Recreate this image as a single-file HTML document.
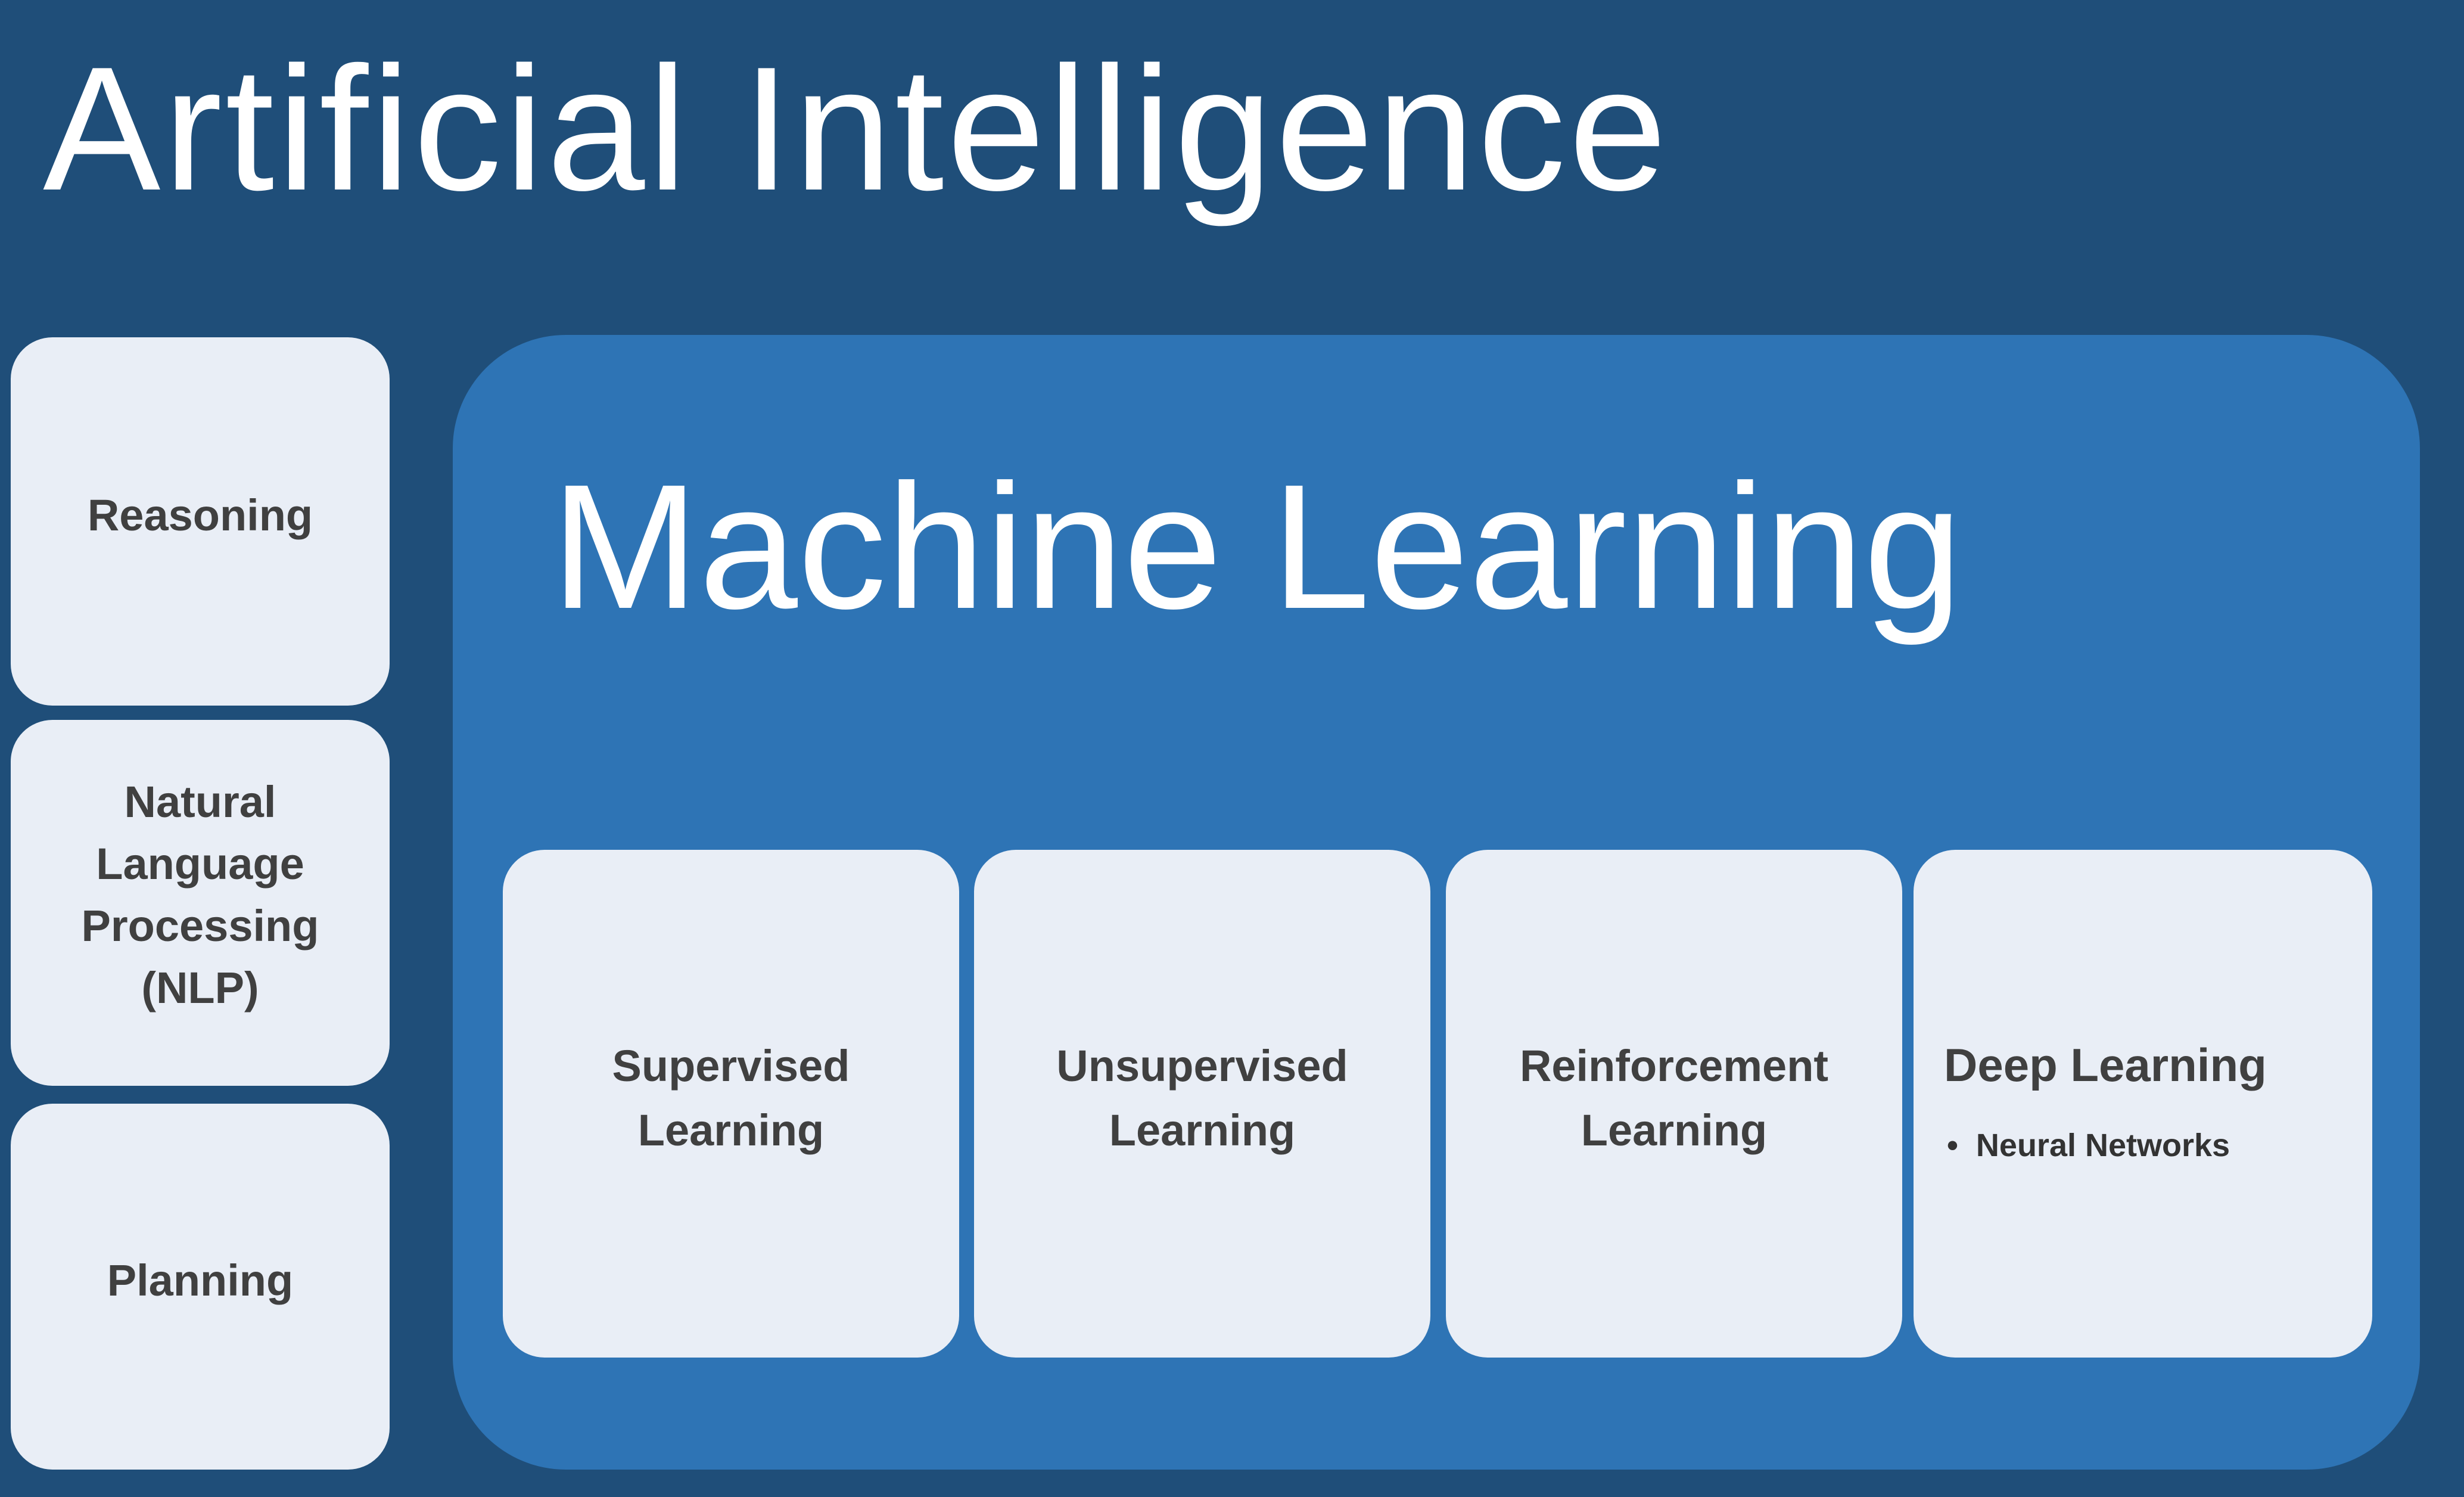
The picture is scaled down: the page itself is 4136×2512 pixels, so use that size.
<!DOCTYPE html>
<html><head><meta charset="utf-8"><style>
html,body{margin:0;padding:0}
body{width:4136px;height:2512px;background:#1f4e79;position:relative;overflow:hidden;font-family:"Liberation Sans",sans-serif}
.t{position:absolute;white-space:nowrap}
.box{position:absolute;background:#e9eef6;border-radius:70px}
.lbl{position:absolute;left:0;right:0;text-align:center;color:#404040;font-weight:bold;font-size:74px;line-height:1}
</style></head><body>
<div class="t" style="left:72px;top:66px;font-size:296px;letter-spacing:5px;color:#fff;line-height:300px;">Artificial Intelligence</div>

<div class="box" style="left:18px;top:566px;width:636px;height:618px;"></div>
<div class="box" style="left:18px;top:1208px;width:636px;height:614px;"></div>
<div class="box" style="left:18px;top:1852px;width:636px;height:614px;"></div>
<div class="t lbl" style="left:18px;width:636px;top:828px;">Reasoning</div>
<div class="t lbl" style="left:18px;width:636px;top:1294px;line-height:104px;white-space:normal;">Natural<br>Language<br>Processing<br>(NLP)</div>
<div class="t lbl" style="left:18px;width:636px;top:2112px;">Planning</div>

<div style="position:absolute;left:760px;top:562px;width:3302px;height:1904px;background:#2e74b5;border-radius:190px;"></div>
<div class="t" style="left:925px;top:768px;font-size:298px;color:#fff;line-height:300px;">Machine Learning</div>

<div class="box" style="left:844px;top:1426px;width:766px;height:852px;"></div>
<div class="box" style="left:1635px;top:1426px;width:766px;height:852px;"></div>
<div class="box" style="left:2427px;top:1426px;width:766px;height:852px;"></div>
<div class="box" style="left:3212px;top:1426px;width:770px;height:852px;"></div>
<div class="t lbl" style="left:844px;width:766px;top:1735px;line-height:108px;">Supervised<br>Learning</div>
<div class="t lbl" style="left:1635px;width:766px;top:1735px;line-height:108px;">Unsupervised<br>Learning</div>
<div class="t lbl" style="left:2427px;width:766px;top:1735px;line-height:108px;">Reinforcement<br>Learning</div>
<div class="t" style="left:3263px;top:1748px;font-size:78px;color:#404040;font-weight:bold;line-height:1">Deep Learning</div>
<div class="t" style="left:3268px;top:1895px;font-size:54px;color:#333;font-weight:bold;line-height:1">•&nbsp;&nbsp;Neural Networks</div>
</body></html>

..........

Exercise instructions:
Copy all the data exactly as written, but skip any picture.

The answer:
Recreate this image as a single-file HTML document.
The picture is scaled down: the page itself is 4136×2512 pixels, so use that size.
<!DOCTYPE html>
<html><head><meta charset="utf-8"><style>
html,body{margin:0;padding:0}
body{width:4136px;height:2512px;background:#1f4e79;position:relative;overflow:hidden;font-family:"Liberation Sans",sans-serif}
.t{position:absolute;white-space:nowrap}
.box{position:absolute;background:#e9eef6;border-radius:70px}
.lbl{position:absolute;left:0;right:0;text-align:center;color:#404040;font-weight:bold;font-size:74px;line-height:1}
</style></head><body>
<div class="t" style="left:72px;top:66px;font-size:296px;letter-spacing:5px;color:#fff;line-height:300px;">Artificial Intelligence</div>

<div class="box" style="left:18px;top:566px;width:636px;height:618px;"></div>
<div class="box" style="left:18px;top:1208px;width:636px;height:614px;"></div>
<div class="box" style="left:18px;top:1852px;width:636px;height:614px;"></div>
<div class="t lbl" style="left:18px;width:636px;top:828px;">Reasoning</div>
<div class="t lbl" style="left:18px;width:636px;top:1294px;line-height:104px;white-space:normal;">Natural<br>Language<br>Processing<br>(NLP)</div>
<div class="t lbl" style="left:18px;width:636px;top:2112px;">Planning</div>

<div style="position:absolute;left:760px;top:562px;width:3302px;height:1904px;background:#2e74b5;border-radius:190px;"></div>
<div class="t" style="left:925px;top:768px;font-size:298px;color:#fff;line-height:300px;">Machine Learning</div>

<div class="box" style="left:844px;top:1426px;width:766px;height:852px;"></div>
<div class="box" style="left:1635px;top:1426px;width:766px;height:852px;"></div>
<div class="box" style="left:2427px;top:1426px;width:766px;height:852px;"></div>
<div class="box" style="left:3212px;top:1426px;width:770px;height:852px;"></div>
<div class="t lbl" style="left:844px;width:766px;top:1735px;line-height:108px;">Supervised<br>Learning</div>
<div class="t lbl" style="left:1635px;width:766px;top:1735px;line-height:108px;">Unsupervised<br>Learning</div>
<div class="t lbl" style="left:2427px;width:766px;top:1735px;line-height:108px;">Reinforcement<br>Learning</div>
<div class="t" style="left:3263px;top:1748px;font-size:78px;color:#404040;font-weight:bold;line-height:1">Deep Learning</div>
<div class="t" style="left:3268px;top:1895px;font-size:54px;color:#333;font-weight:bold;line-height:1">•&nbsp;&nbsp;Neural Networks</div>
</body></html>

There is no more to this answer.